> SUPPLIED MATERIAL
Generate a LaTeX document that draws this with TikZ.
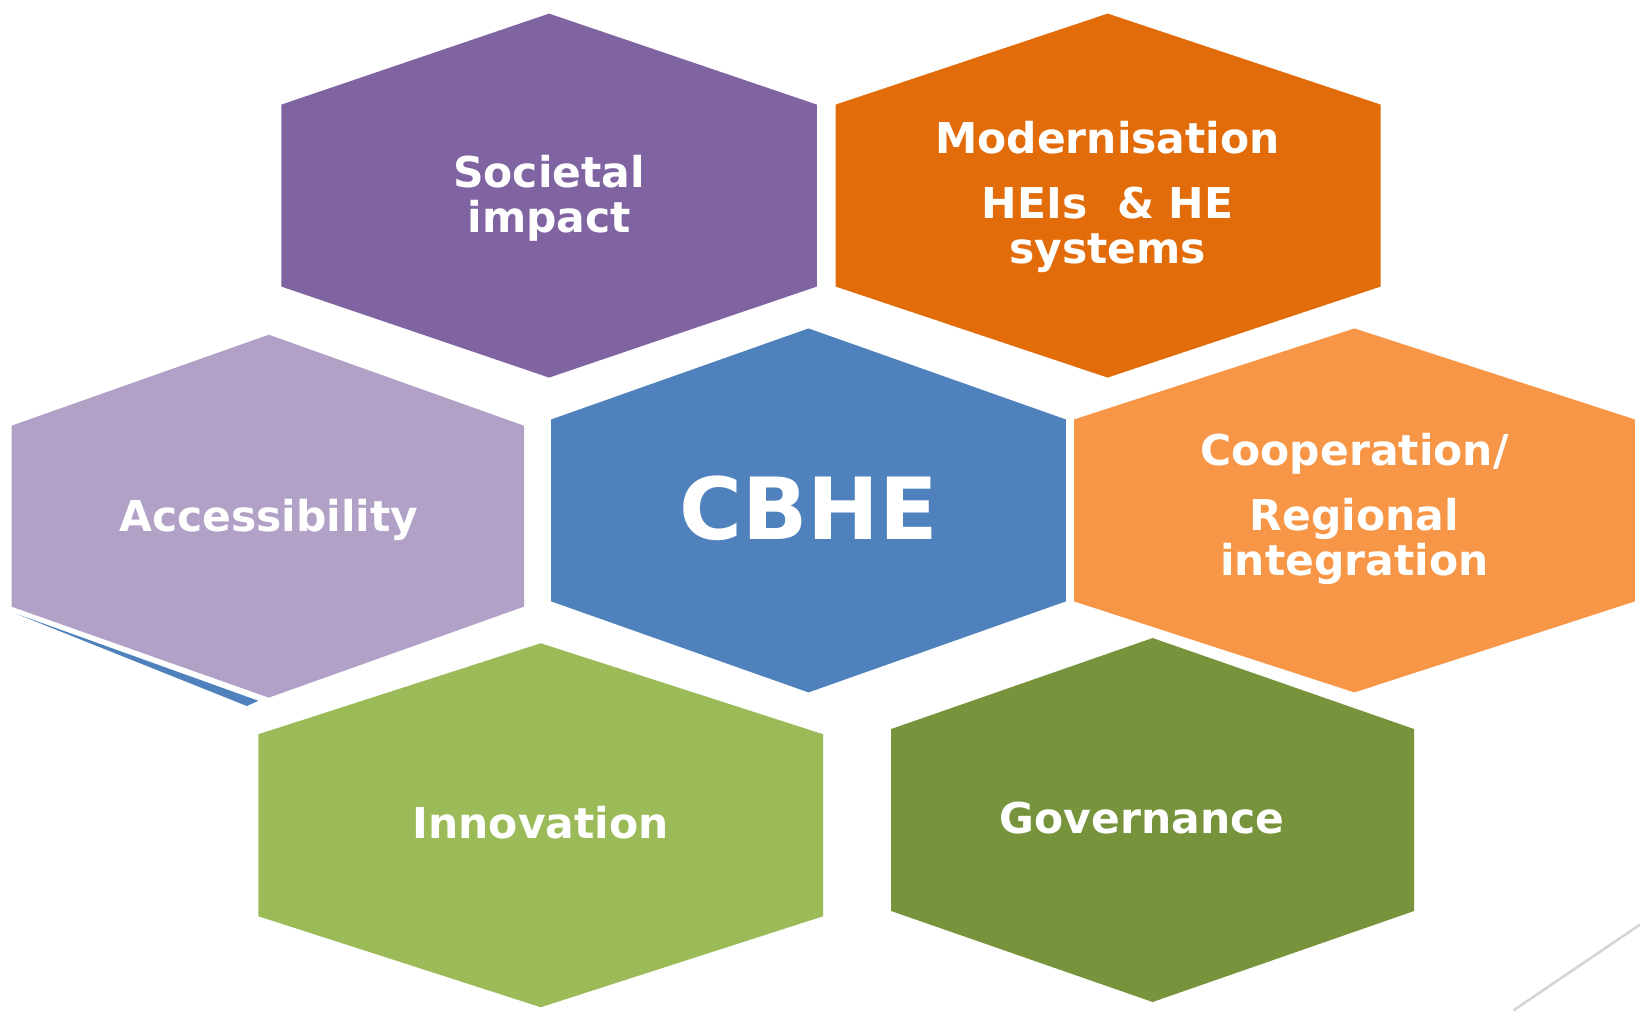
\documentclass[tikz,border=0pt]{standalone}
\usepackage{fontspec}
\setmainfont{DejaVu Sans}
\definecolor{cpurple}{HTML}{8064A2}
\definecolor{corange}{HTML}{E36C0A}
\definecolor{clilac}{HTML}{B2A1C7}
\definecolor{cblue}{HTML}{4F81BD}
\definecolor{clorange}{HTML}{F79646}
\definecolor{clgreen}{HTML}{9BBB59}
\definecolor{cdgreen}{HTML}{77933C}
\definecolor{cgray}{HTML}{D4D4D4}
\tikzset{
  lbl/.style={text=white, anchor=base, inner sep=0pt, font=\bfseries\fontsize{20.3}{22}\selectfont},
  biglbl/.style={text=white, anchor=base, inner sep=0pt, font=\bfseries\fontsize{41}{44}\selectfont}
}
\begin{document}
\begin{tikzpicture}[x=0.5pt,y=-0.5pt]
\useasboundingbox (0,0) rectangle (1568,966);
% hexagons
\fill[cpurple] (525,13)--(781,100)--(781,274)--(525,361)--(269,274)--(269,100)--cycle;
\fill[corange] (1059,13)--(1320,100)--(1320,274)--(1059,361)--(799,274)--(799,100)--cycle;
\fill[clilac] (257,320)--(501,407)--(501,580)--(257,667)--(11,580)--(11,407)--cycle;
\fill[cblue] (773,314)--(1019,401)--(1019,575)--(773,662)--(527,575)--(527,401)--cycle;
\fill[clorange] (1295,314)--(1563,401)--(1563,575)--(1295,662)--(1027,575)--(1027,401)--cycle;
\fill[clgreen] (517,615)--(787,702)--(787,876)--(517,963)--(247,876)--(247,702)--cycle;
\fill[cdgreen] (1102,610)--(1352,697)--(1352,871)--(1102,958)--(852,871)--(852,697)--cycle;
% decorative sliver and line
\fill[cblue] (16,587)--(247,670)--(236,675)--cycle;
\draw[cgray, line width=1.2pt] (1447,966)--(1568,884);
% labels
\node[lbl] (s1) at (525,179) {Societal};
\node[lbl] (s2) at (525,222) {impact};
\node[lbl] (m1) at (1059,147) {Modernisation};
\node[lbl] (m2) at (1059,209) {HEIs\ \ \& HE};
\node[lbl] (m3) at (1059,252) {systems};
\node[lbl] (a1) at (257,508) {Accessibility};
\node[biglbl] (c1) at (773,516) {CBHE};
\node[lbl] (k1) at (1295,445) {Cooperation/};
\node[lbl] (k2) at (1295,507) {Regional};
\node[lbl] (k3) at (1295,550) {integration};
\node[lbl] (i1) at (517,802) {Innovation};
\node[lbl] (g1) at (1092,797) {Governance};
\end{tikzpicture}
\end{document}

> WHAT IS BEING ASKED
Reproduce the whole listing above word for word, but not its pictures.

> WORKED ANSWER
Generate a LaTeX document that draws this with TikZ.
\documentclass[tikz,border=0pt]{standalone}
\usepackage{fontspec}
\setmainfont{DejaVu Sans}
\definecolor{cpurple}{HTML}{8064A2}
\definecolor{corange}{HTML}{E36C0A}
\definecolor{clilac}{HTML}{B2A1C7}
\definecolor{cblue}{HTML}{4F81BD}
\definecolor{clorange}{HTML}{F79646}
\definecolor{clgreen}{HTML}{9BBB59}
\definecolor{cdgreen}{HTML}{77933C}
\definecolor{cgray}{HTML}{D4D4D4}
\tikzset{
  lbl/.style={text=white, anchor=base, inner sep=0pt, font=\bfseries\fontsize{20.3}{22}\selectfont},
  biglbl/.style={text=white, anchor=base, inner sep=0pt, font=\bfseries\fontsize{41}{44}\selectfont}
}
\begin{document}
\begin{tikzpicture}[x=0.5pt,y=-0.5pt]
\useasboundingbox (0,0) rectangle (1568,966);
% hexagons
\fill[cpurple] (525,13)--(781,100)--(781,274)--(525,361)--(269,274)--(269,100)--cycle;
\fill[corange] (1059,13)--(1320,100)--(1320,274)--(1059,361)--(799,274)--(799,100)--cycle;
\fill[clilac] (257,320)--(501,407)--(501,580)--(257,667)--(11,580)--(11,407)--cycle;
\fill[cblue] (773,314)--(1019,401)--(1019,575)--(773,662)--(527,575)--(527,401)--cycle;
\fill[clorange] (1295,314)--(1563,401)--(1563,575)--(1295,662)--(1027,575)--(1027,401)--cycle;
\fill[clgreen] (517,615)--(787,702)--(787,876)--(517,963)--(247,876)--(247,702)--cycle;
\fill[cdgreen] (1102,610)--(1352,697)--(1352,871)--(1102,958)--(852,871)--(852,697)--cycle;
% decorative sliver and line
\fill[cblue] (16,587)--(247,670)--(236,675)--cycle;
\draw[cgray, line width=1.2pt] (1447,966)--(1568,884);
% labels
\node[lbl] (s1) at (525,179) {Societal};
\node[lbl] (s2) at (525,222) {impact};
\node[lbl] (m1) at (1059,147) {Modernisation};
\node[lbl] (m2) at (1059,209) {HEIs\ \ \& HE};
\node[lbl] (m3) at (1059,252) {systems};
\node[lbl] (a1) at (257,508) {Accessibility};
\node[biglbl] (c1) at (773,516) {CBHE};
\node[lbl] (k1) at (1295,445) {Cooperation/};
\node[lbl] (k2) at (1295,507) {Regional};
\node[lbl] (k3) at (1295,550) {integration};
\node[lbl] (i1) at (517,802) {Innovation};
\node[lbl] (g1) at (1092,797) {Governance};
\end{tikzpicture}
\end{document}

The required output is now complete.